Since it is virtually impossible to cite all the relevant literature on any topic of any consequence that has been around for any length of time, it seems to me that there must be a large element of judgment and discretion in citation practices. The notion that, as a broad proposition, “rules of justice and fairness” apply to citation practices seems very dubious to me. Rules of accuracy and attribution obviously apply, and I think we all know what those are. But these are not the same as rules of justice and fairness. If, for example, I write something and I take an idea directly (or indirectly) from Nexon, then I damn well better cite Nexon for that idea. But if I write about a topic that Nexon has written about and I don’t cite Nexon (say in a string citation of “see XYZ on [the general topic]”), I don’t agree that I am being “unfair” or “unjust” to Nexon. In that case I may (or may not) be revealing myself as a shoddy, careless, lazy, and/or inferior scholar, but that’s my problem. I don’t think fairness or justice much enters into it. That, at least, is my off-the-cuff reaction.

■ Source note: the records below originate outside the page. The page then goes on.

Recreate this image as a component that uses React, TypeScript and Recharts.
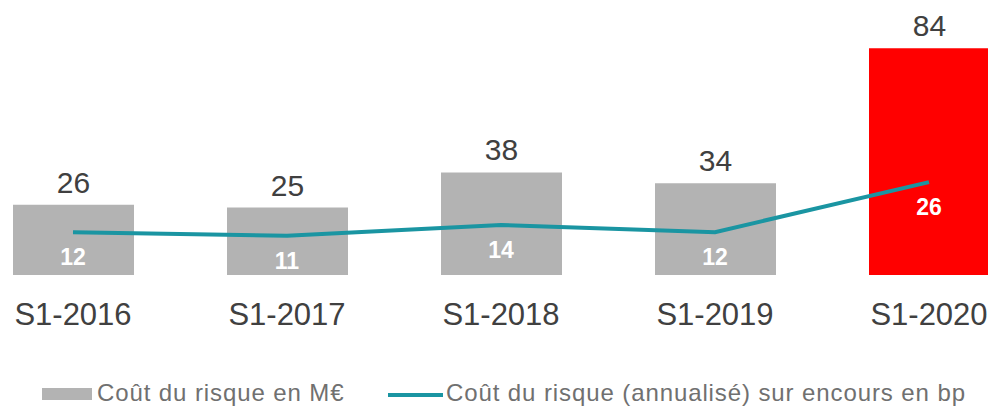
import { ComposedChart, Bar, Line, XAxis, YAxis, LabelList, Cell } from 'recharts';

const periods = ['S1-2016', 'S1-2017', 'S1-2018', 'S1-2019', 'S1-2020'];
const costMEur = [26, 25, 38, 34, 84];
const costBp = [12, 11, 14, 12, 26];

const data = periods.map((period, i) => ({ period, cost: costMEur[i], bp: costBp[i] }));

const FONT = '"Liberation Sans", Arial, sans-serif';
const GREY = '#b3b3b3';
const RED = '#ff0000';
const TEAL = '#1a95a2';
const TEXT = '#404040';
const LEGEND_TEXT = '#707070';
const HIGHLIGHT = periods.length - 1;

const PeriodTick = (props: any) => {
    const { x, y, payload } = props;
    return (
        <text x={x} y={y + 42} textAnchor="middle" fill={TEXT} fontSize={31} fontFamily={FONT}>
            {payload.value}
        </text>
    );
};

// white bold value under each point of the line
const BpLabel = (props: any) => {
    const { x, y, value } = props;
    return (
        <text
            x={x}
            y={y + 33}
            textAnchor="middle"
            fill="#ffffff"
            fontSize={23}
            fontWeight="bold"
            fontFamily={FONT}
        >
            {value}
        </text>
    );
};

export default function App() {
    return (
        <div
            style={{
                position: 'fixed',
                left: 0,
                top: 0,
                width: 988,
                height: 407,
                overflow: 'hidden',
                background: '#fff',
                fontFamily: FONT,
            }}
        >
            <div style={{ position: 'absolute', left: -34, top: 0 }}>
                <ComposedChart
                    width={1070}
                    height={407}
                    data={data}
                    margin={{ top: 5, right: 0, left: 0, bottom: 72 }}
                >
                    <XAxis
                        dataKey="period"
                        axisLine={false}
                        tickLine={false}
                        interval={0}
                        height={60}
                        tick={<PeriodTick />}
                    />
                    <YAxis yAxisId="left" hide domain={[0, 100]} />
                    <YAxis yAxisId="right" orientation="right" hide domain={[0, 75.6]} />
                    <Bar yAxisId="left" dataKey="cost" barSize={121} isAnimationActive={false}>
                        {data.map((_, i) => (
                            <Cell key={i} fill={i === HIGHLIGHT ? RED : GREY} />
                        ))}
                        <LabelList
                            dataKey="cost"
                            position="top"
                            offset={12}
                            fill={TEXT}
                            fontSize={30}
                            fontFamily={FONT}
                        />
                    </Bar>
                    <Line
                        yAxisId="right"
                        dataKey="bp"
                        type="linear"
                        stroke={TEAL}
                        strokeWidth={4}
                        dot={false}
                        activeDot={false}
                        isAnimationActive={false}
                    >
                        <LabelList dataKey="bp" content={<BpLabel />} />
                    </Line>
                </ComposedChart>
            </div>

            <div style={{ position: 'absolute', left: 42, top: 388, width: 50, height: 12, background: GREY }} />
            <span
                style={{
                    position: 'absolute',
                    left: 97,
                    top: 381,
                    fontSize: 24,
                    lineHeight: '24px',
                    letterSpacing: 0.9,
                    color: LEGEND_TEXT,
                    whiteSpace: 'nowrap',
                }}
            >
                Coût du risque en M€
            </span>
            <div style={{ position: 'absolute', left: 388, top: 393, width: 55, height: 4, background: TEAL }} />
            <span
                style={{
                    position: 'absolute',
                    left: 446,
                    top: 381,
                    fontSize: 24,
                    lineHeight: '24px',
                    letterSpacing: 0.9,
                    color: LEGEND_TEXT,
                    whiteSpace: 'nowrap',
                }}
            >
                Coût du risque (annualisé) sur encours en bp
            </span>
        </div>
    );
}
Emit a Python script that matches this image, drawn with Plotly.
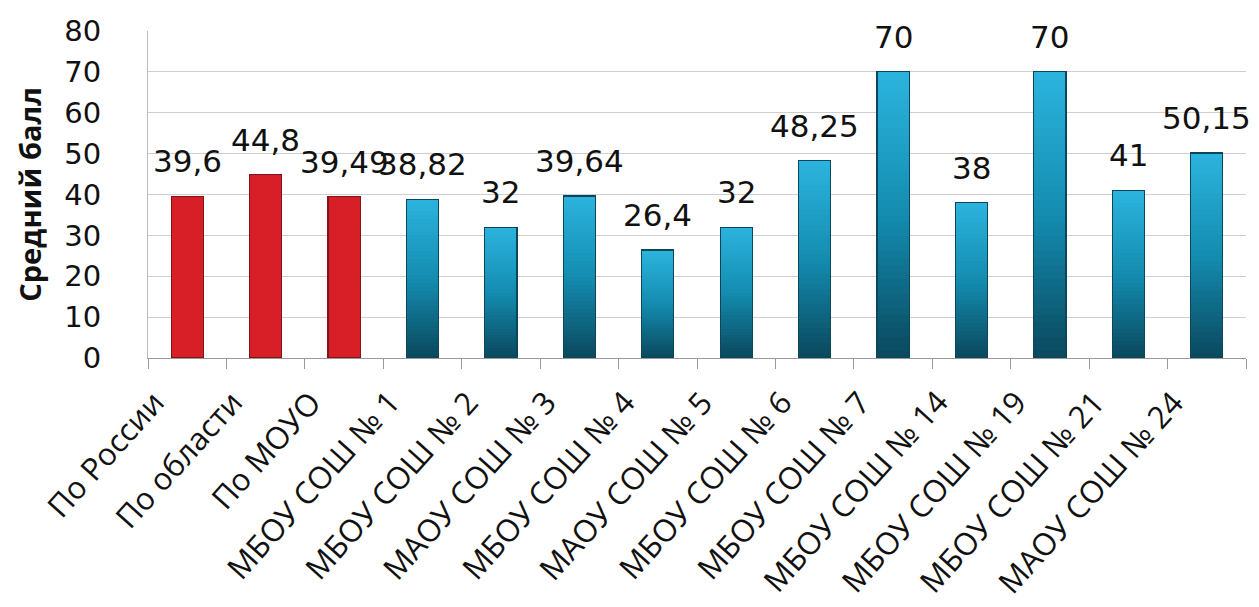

Dan Nexon 07.30.09 at 5:44 am

“Property rights” is obviously a deeply strained way of looking at it, but the underlying notion seems to be that X has some connection with research program Y such that any mention of Y requires a mention of X. And we see claims to that effect all the time in academia–particularly in peer reviews. I’m not saying that’s a good practice. One of “Nexon’s rules for peer reviewing” is that criticisms for “failing to invoke a work” should be coupled with reasons why invoking that work might change or impact the argument.

But there’s also a sense in which one has a responsibility to find out what’s been published in an area of work and to avoid replication without citation. That’s been a semi-regular topic of discussion here (think Kieran’s complaints about physicists and social network analysis, or the “Eurovision” incident). In my subfield (International Relations), I do think there’s certain laziness about citing articles from certain journals (*cough* IO *cough*) when articles in other journals are actually more on point.

And there’s also the larger question of how citation practices impact the careers of scholars; certainly there are cases in which scholars routinely fail to cite work they’re familiar with, and even if those reasons are benign, that failure helps to marginalize the people they’re failing to cite.

Yes, of course, like Henry I’ve read articles or books and thought “WTF” when I don’t see a reference to my work, but I’ve learned to get over it. What I do see (particularly when reviewing) are scholars who aren’t adventurous enough to stray beyond one or two journals–or “must read” articles–and thus miss stuff that they’re replicating or really ought to deal with in order to improve their argument. On the other hand, I’ve had reviewers criticize me for not including a reference to some article that makes the same point as a number of other articles in a string citation, and at least twice that’s because I needed to reduce my word count.

Which raises another issue: how the decreasing maximum length of journal articles encourages us to skimp on citations…..


Dan Nexon 07.30.09 at 5:46 am

Wow, that was a babbling comment. Must to bed.